→ What is needed
Take the listing from its first line through the line that contains "[0.6, 0.0, 0.0]]" and please retype those lines exactly, leaving out the pictures.

→ Dataset excerpt
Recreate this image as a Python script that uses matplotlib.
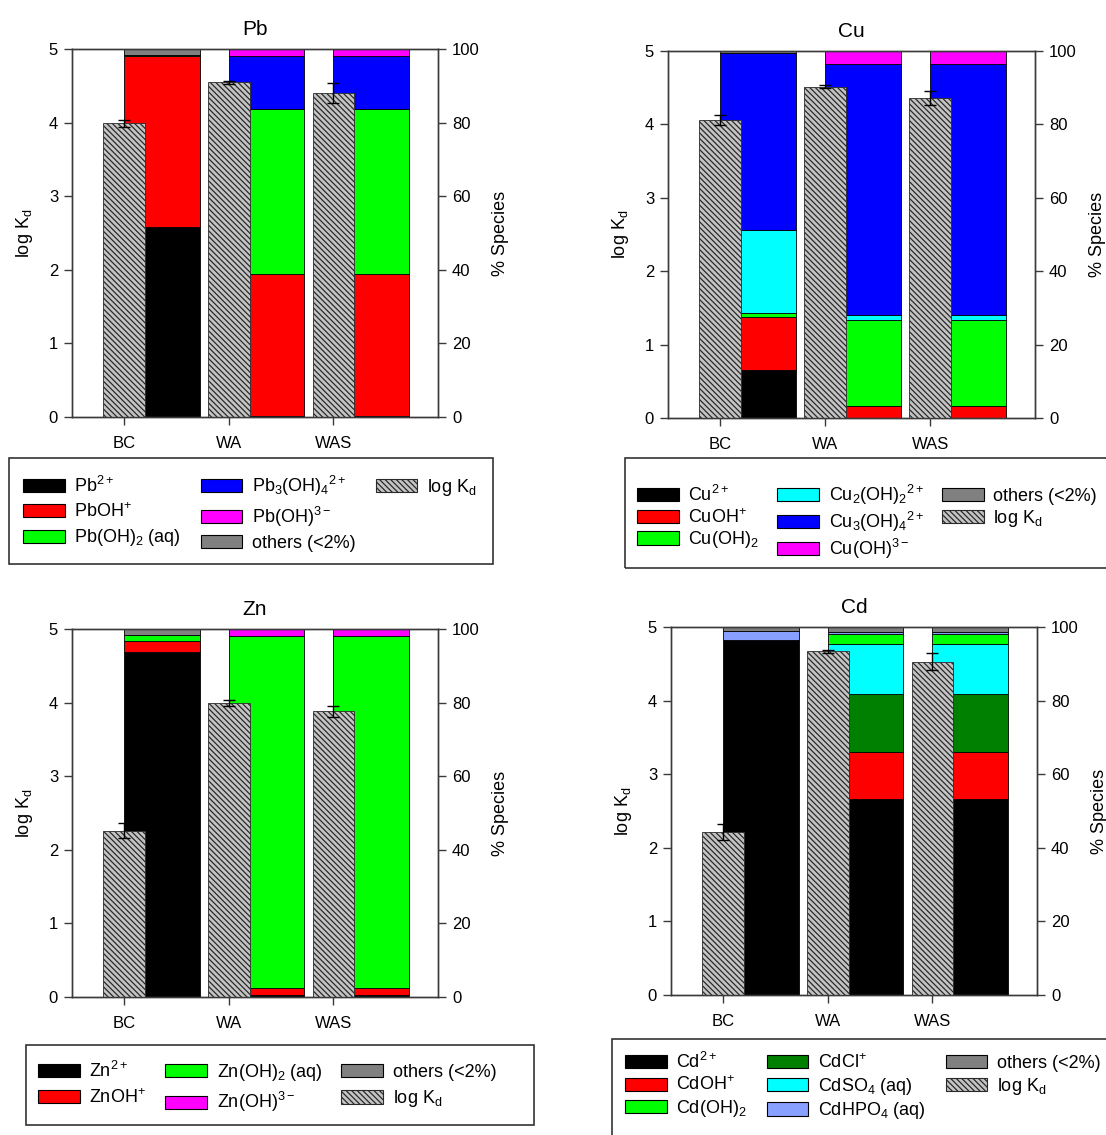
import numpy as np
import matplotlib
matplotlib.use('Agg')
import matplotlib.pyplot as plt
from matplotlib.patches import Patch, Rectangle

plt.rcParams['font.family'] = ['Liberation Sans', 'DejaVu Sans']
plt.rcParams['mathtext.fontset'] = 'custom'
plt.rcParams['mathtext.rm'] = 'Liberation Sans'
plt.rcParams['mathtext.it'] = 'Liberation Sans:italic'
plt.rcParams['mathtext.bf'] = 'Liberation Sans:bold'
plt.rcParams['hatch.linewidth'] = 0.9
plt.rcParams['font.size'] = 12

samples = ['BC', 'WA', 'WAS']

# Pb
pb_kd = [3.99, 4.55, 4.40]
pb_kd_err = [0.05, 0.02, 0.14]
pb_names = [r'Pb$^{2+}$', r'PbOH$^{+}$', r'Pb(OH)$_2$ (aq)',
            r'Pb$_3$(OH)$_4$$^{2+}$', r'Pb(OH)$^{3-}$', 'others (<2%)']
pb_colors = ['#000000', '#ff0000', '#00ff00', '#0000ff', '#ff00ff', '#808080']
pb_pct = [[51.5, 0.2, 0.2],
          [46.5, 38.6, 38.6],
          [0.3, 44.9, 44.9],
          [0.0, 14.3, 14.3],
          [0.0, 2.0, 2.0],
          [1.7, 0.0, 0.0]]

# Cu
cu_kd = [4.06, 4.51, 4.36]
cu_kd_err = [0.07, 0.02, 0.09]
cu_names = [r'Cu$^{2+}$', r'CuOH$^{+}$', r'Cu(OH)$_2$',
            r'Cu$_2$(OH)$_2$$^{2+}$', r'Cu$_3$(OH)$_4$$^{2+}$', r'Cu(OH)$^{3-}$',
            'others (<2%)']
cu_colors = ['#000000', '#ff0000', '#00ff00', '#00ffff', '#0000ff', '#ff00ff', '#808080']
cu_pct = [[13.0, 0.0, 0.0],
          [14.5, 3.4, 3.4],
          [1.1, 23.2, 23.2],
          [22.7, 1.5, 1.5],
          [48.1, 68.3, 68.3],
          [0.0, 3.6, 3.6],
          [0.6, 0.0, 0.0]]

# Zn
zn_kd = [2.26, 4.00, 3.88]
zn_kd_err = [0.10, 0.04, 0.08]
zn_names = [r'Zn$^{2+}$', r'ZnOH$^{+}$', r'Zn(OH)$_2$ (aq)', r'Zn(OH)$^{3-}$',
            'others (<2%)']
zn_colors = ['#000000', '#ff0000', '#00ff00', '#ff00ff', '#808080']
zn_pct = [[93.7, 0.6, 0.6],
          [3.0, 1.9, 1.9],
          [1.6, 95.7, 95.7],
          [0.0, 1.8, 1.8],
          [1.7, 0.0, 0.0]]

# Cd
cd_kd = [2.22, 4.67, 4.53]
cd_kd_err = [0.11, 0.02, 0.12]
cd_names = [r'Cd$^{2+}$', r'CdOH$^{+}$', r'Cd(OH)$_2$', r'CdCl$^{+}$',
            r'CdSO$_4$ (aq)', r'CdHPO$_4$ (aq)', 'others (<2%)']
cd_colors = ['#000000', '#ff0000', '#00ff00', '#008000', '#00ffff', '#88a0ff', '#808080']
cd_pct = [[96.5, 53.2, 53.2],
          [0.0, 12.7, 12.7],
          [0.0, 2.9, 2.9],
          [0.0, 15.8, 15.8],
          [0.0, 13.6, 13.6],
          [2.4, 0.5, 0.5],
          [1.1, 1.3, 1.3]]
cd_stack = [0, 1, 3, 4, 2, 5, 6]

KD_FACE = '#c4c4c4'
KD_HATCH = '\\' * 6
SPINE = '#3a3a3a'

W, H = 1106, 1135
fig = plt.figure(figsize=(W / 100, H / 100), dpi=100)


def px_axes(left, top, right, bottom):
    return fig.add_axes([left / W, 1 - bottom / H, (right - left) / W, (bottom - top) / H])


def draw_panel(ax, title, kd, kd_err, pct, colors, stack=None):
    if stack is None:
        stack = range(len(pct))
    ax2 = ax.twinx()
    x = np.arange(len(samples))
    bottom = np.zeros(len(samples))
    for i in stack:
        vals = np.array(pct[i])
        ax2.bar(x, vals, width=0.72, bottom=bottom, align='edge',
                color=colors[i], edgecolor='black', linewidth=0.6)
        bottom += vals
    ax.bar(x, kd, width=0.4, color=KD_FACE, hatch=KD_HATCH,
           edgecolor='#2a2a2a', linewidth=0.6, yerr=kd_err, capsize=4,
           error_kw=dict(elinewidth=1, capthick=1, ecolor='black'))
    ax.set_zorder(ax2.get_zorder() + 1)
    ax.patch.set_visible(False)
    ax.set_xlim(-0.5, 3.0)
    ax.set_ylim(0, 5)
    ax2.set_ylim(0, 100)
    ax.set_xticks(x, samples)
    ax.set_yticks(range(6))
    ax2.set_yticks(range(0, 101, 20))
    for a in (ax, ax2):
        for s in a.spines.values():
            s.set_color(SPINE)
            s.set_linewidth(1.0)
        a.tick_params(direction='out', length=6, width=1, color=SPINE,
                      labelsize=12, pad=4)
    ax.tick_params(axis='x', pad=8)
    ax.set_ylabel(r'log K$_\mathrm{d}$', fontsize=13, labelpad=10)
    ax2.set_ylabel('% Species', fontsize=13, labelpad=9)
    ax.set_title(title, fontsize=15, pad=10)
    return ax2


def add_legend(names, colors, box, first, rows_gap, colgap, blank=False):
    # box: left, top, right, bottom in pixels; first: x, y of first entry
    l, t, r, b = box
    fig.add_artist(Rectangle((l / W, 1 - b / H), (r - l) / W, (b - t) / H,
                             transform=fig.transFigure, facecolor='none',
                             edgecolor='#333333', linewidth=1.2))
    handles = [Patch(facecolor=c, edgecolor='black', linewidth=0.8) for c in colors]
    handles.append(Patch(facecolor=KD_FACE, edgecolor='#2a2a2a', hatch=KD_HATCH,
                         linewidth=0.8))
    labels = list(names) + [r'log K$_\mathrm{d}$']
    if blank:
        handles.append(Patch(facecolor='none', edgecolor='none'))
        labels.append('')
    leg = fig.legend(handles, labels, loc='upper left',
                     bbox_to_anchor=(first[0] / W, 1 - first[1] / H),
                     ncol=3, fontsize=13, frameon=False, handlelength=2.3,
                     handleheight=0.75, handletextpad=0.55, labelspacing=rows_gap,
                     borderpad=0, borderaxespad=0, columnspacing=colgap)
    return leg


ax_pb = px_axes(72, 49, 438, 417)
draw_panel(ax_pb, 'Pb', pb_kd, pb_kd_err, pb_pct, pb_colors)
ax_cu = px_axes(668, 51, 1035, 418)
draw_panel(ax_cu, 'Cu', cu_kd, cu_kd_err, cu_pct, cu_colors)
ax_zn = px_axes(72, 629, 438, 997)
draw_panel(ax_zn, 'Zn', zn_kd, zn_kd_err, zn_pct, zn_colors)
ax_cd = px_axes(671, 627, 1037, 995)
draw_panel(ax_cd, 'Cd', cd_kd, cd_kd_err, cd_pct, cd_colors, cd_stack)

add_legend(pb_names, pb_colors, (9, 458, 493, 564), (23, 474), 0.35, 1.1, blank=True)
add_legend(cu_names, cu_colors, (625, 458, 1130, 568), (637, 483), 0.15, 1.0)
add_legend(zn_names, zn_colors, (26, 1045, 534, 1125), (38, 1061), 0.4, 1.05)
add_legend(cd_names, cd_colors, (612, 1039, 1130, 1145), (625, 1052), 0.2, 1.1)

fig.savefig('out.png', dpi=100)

→ Full response
Recreate this image as a Python script that uses matplotlib.
import numpy as np
import matplotlib
matplotlib.use('Agg')
import matplotlib.pyplot as plt
from matplotlib.patches import Patch, Rectangle

plt.rcParams['font.family'] = ['Liberation Sans', 'DejaVu Sans']
plt.rcParams['mathtext.fontset'] = 'custom'
plt.rcParams['mathtext.rm'] = 'Liberation Sans'
plt.rcParams['mathtext.it'] = 'Liberation Sans:italic'
plt.rcParams['mathtext.bf'] = 'Liberation Sans:bold'
plt.rcParams['hatch.linewidth'] = 0.9
plt.rcParams['font.size'] = 12

samples = ['BC', 'WA', 'WAS']

# Pb
pb_kd = [3.99, 4.55, 4.40]
pb_kd_err = [0.05, 0.02, 0.14]
pb_names = [r'Pb$^{2+}$', r'PbOH$^{+}$', r'Pb(OH)$_2$ (aq)',
            r'Pb$_3$(OH)$_4$$^{2+}$', r'Pb(OH)$^{3-}$', 'others (<2%)']
pb_colors = ['#000000', '#ff0000', '#00ff00', '#0000ff', '#ff00ff', '#808080']
pb_pct = [[51.5, 0.2, 0.2],
          [46.5, 38.6, 38.6],
          [0.3, 44.9, 44.9],
          [0.0, 14.3, 14.3],
          [0.0, 2.0, 2.0],
          [1.7, 0.0, 0.0]]

# Cu
cu_kd = [4.06, 4.51, 4.36]
cu_kd_err = [0.07, 0.02, 0.09]
cu_names = [r'Cu$^{2+}$', r'CuOH$^{+}$', r'Cu(OH)$_2$',
            r'Cu$_2$(OH)$_2$$^{2+}$', r'Cu$_3$(OH)$_4$$^{2+}$', r'Cu(OH)$^{3-}$',
            'others (<2%)']
cu_colors = ['#000000', '#ff0000', '#00ff00', '#00ffff', '#0000ff', '#ff00ff', '#808080']
cu_pct = [[13.0, 0.0, 0.0],
          [14.5, 3.4, 3.4],
          [1.1, 23.2, 23.2],
          [22.7, 1.5, 1.5],
          [48.1, 68.3, 68.3],
          [0.0, 3.6, 3.6],
          [0.6, 0.0, 0.0]]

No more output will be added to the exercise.